With lax drunk driving laws, it’s easy to see why Wisconsin has the highest drunk driving rate in the nation, according to the Wisconsin Department of Transportation. While the Wisconsin Assembly recently OK’d a few bills designed to toughen the state’s DUI laws by closing loopholes, increasing consequences for repeat offenders, and strengthening the state’s ignition interlock law, Wisconsin still does not criminalize a first drunk driving offense, which is the equivalent to a traffic ticket in the state.
According to Htrnews.com, Wisconsin Attorney General candidate Jon Richards plans to change that if elected into office. Richards, one of the assembly members who helped pass last year’s tough drunk driving bills, which are still awaiting Senate approval, plans to work toward criminalizing first-time DUI offenses. Richards also believes that a first DUI conviction should stay on the offender’s record permanently rather than be erased after 10 years, which doesn’t seem likely to happen, considering second DUI offenses are currently erased after 10 years.
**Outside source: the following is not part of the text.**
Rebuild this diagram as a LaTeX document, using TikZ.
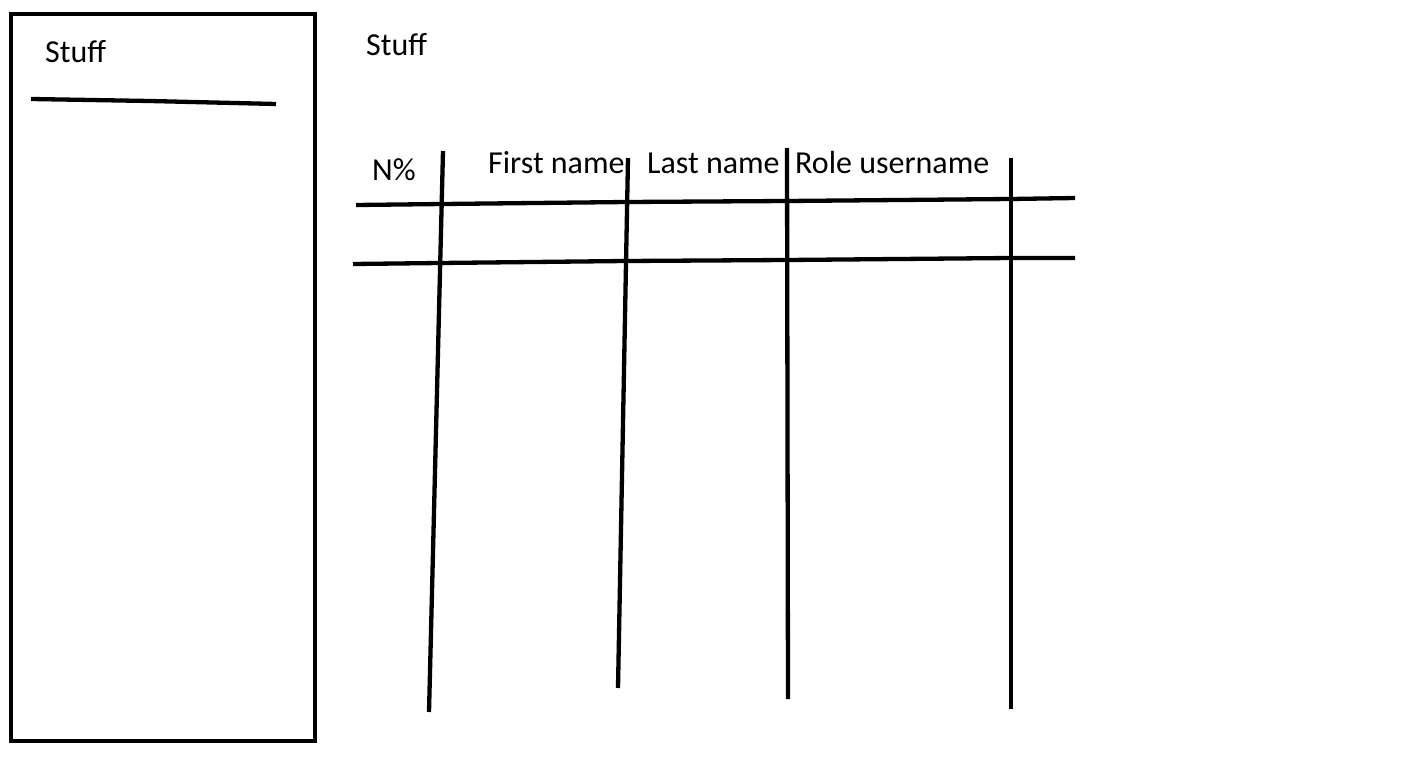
\documentclass[tikz,border=0pt]{standalone}
\usepackage{fontspec}
\setmainfont{Carlito}
\begin{document}
\begin{tikzpicture}[x=1pt,y=-1pt,
  pen/.style={line width=4.3pt,black},
  lbl/.style={anchor=base west,inner sep=0pt,font=\fontsize{32}{38}\selectfont}]
\useasboundingbox[fill=white] (0,0) rectangle (1409,757);
% side panel
\draw[pen] (11,14) rectangle (315,741);
\draw[pen] (31,99) -- (150,101) -- (276,104);
\node[lbl] (s1) at (45,63) {Stuff};
\node[lbl] (s2) at (366,56) {Stuff};
% headers
\node[lbl] (hn) at (372,181) {N\%};
\node[lbl] (hf) at (488,174) {First name};
\node[lbl] (hl) at (647,174) {Last name};
\node[lbl] (hr) at (795,174) {Role username};
% horizontal rules
\draw[pen] (356,205) -- (443,204) -- (627,202) -- (787,201) -- (1011,199) -- (1075,198);
\draw[pen] (353,264) -- (440,263) -- (626,261) -- (787,260) -- (1011,258) -- (1075,258);
% vertical rules
\draw[pen] (443,151) -- (429,712);
\draw[pen] (628,158) -- (618,688);
\draw[pen] (787,148) -- (788,699);
\draw[pen] (1011,158) -- (1011,709);
\end{tikzpicture}
\end{document}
Richards also intends to expand the state’s ignition interlock laws and provide more support to drug courts, which not only holds drug users accountable for their offenses but addresses their addiction so that they can become productive citizens and saves taxpayers money by keeping such offenders out of jails.
At Car Breathalyzer Help, we’re all for seeing tougher DUI laws in Wisconsin and hope that any candidate elected into office will seize the opportunity to strengthen such laws in the state and finally criminalize first-time drunk driving offenses.